■ EXERCISE DETAILS ■
Extract, in full, the lines below, beginning at the first and ending with the line that contains "const GRID = '#a6a6a6';". Pictures do not belong in the copy.

■ SOURCE MATERIAL ■
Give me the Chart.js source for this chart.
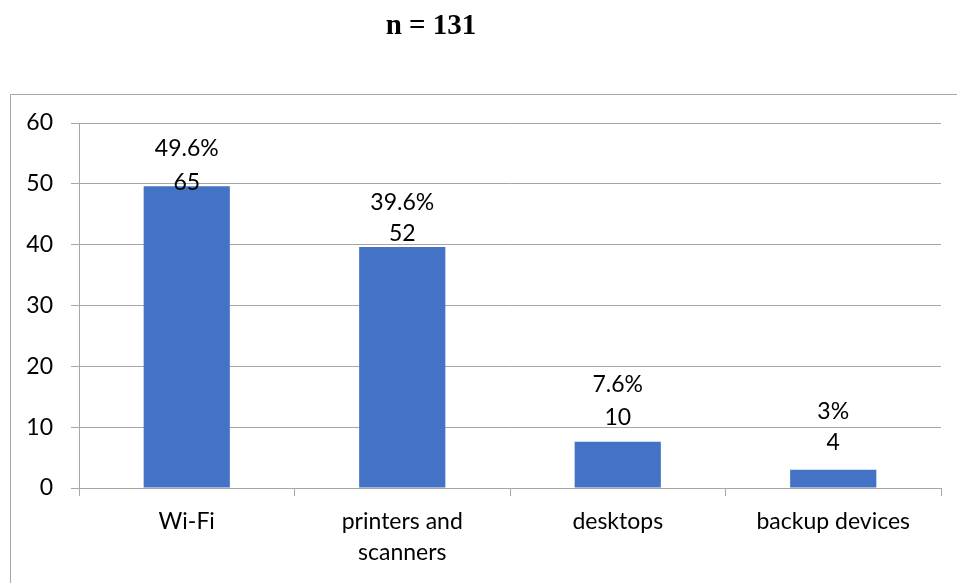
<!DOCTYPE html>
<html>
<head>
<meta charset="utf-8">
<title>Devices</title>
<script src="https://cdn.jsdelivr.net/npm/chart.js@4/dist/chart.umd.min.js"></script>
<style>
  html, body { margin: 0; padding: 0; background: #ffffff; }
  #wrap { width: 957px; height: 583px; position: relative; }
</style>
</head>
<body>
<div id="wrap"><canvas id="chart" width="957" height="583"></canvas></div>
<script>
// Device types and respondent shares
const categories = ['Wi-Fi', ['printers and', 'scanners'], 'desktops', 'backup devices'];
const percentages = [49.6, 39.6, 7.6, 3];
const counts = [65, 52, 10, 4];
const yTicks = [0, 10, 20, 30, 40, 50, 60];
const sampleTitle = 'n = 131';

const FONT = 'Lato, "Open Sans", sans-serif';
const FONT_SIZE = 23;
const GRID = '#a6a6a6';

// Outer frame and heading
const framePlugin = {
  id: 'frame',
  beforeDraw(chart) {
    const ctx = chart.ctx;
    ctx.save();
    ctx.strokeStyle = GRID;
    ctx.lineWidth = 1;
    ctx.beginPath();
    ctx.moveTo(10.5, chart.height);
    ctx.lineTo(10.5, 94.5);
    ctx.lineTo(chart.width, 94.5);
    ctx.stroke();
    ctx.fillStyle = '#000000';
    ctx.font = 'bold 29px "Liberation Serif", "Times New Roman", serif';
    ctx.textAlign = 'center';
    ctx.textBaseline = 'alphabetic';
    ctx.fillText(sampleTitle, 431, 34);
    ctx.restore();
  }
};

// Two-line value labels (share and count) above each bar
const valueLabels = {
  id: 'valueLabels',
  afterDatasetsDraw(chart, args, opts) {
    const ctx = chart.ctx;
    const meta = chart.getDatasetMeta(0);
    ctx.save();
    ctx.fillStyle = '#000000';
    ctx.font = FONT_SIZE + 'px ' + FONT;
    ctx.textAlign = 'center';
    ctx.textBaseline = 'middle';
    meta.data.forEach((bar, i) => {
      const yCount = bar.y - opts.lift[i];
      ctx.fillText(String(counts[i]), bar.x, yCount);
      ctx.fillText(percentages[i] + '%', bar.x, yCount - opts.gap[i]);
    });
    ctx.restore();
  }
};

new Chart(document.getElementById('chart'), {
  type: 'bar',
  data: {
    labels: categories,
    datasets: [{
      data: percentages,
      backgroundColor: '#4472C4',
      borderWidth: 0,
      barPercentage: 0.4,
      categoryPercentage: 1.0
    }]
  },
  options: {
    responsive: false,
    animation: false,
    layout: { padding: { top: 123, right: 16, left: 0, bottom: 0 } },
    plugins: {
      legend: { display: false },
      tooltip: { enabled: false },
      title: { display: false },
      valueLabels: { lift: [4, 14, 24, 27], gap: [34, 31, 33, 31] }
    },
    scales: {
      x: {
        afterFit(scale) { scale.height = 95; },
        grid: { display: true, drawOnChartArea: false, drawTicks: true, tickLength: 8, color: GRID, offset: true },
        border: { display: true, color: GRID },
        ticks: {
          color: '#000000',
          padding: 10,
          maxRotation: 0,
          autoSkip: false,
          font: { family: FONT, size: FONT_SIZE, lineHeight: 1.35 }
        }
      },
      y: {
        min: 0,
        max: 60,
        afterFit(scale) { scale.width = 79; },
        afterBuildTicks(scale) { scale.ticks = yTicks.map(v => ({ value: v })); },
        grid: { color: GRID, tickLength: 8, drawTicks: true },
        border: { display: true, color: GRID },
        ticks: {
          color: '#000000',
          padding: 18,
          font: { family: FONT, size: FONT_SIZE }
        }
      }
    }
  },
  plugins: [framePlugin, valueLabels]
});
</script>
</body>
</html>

■ EXERCISE OUTPUT ■
Give me the Chart.js source for this chart.
<!DOCTYPE html>
<html>
<head>
<meta charset="utf-8">
<title>Devices</title>
<script src="https://cdn.jsdelivr.net/npm/chart.js@4/dist/chart.umd.min.js"></script>
<style>
  html, body { margin: 0; padding: 0; background: #ffffff; }
  #wrap { width: 957px; height: 583px; position: relative; }
</style>
</head>
<body>
<div id="wrap"><canvas id="chart" width="957" height="583"></canvas></div>
<script>
// Device types and respondent shares
const categories = ['Wi-Fi', ['printers and', 'scanners'], 'desktops', 'backup devices'];
const percentages = [49.6, 39.6, 7.6, 3];
const counts = [65, 52, 10, 4];
const yTicks = [0, 10, 20, 30, 40, 50, 60];
const sampleTitle = 'n = 131';

const FONT = 'Lato, "Open Sans", sans-serif';
const FONT_SIZE = 23;
const GRID = '#a6a6a6';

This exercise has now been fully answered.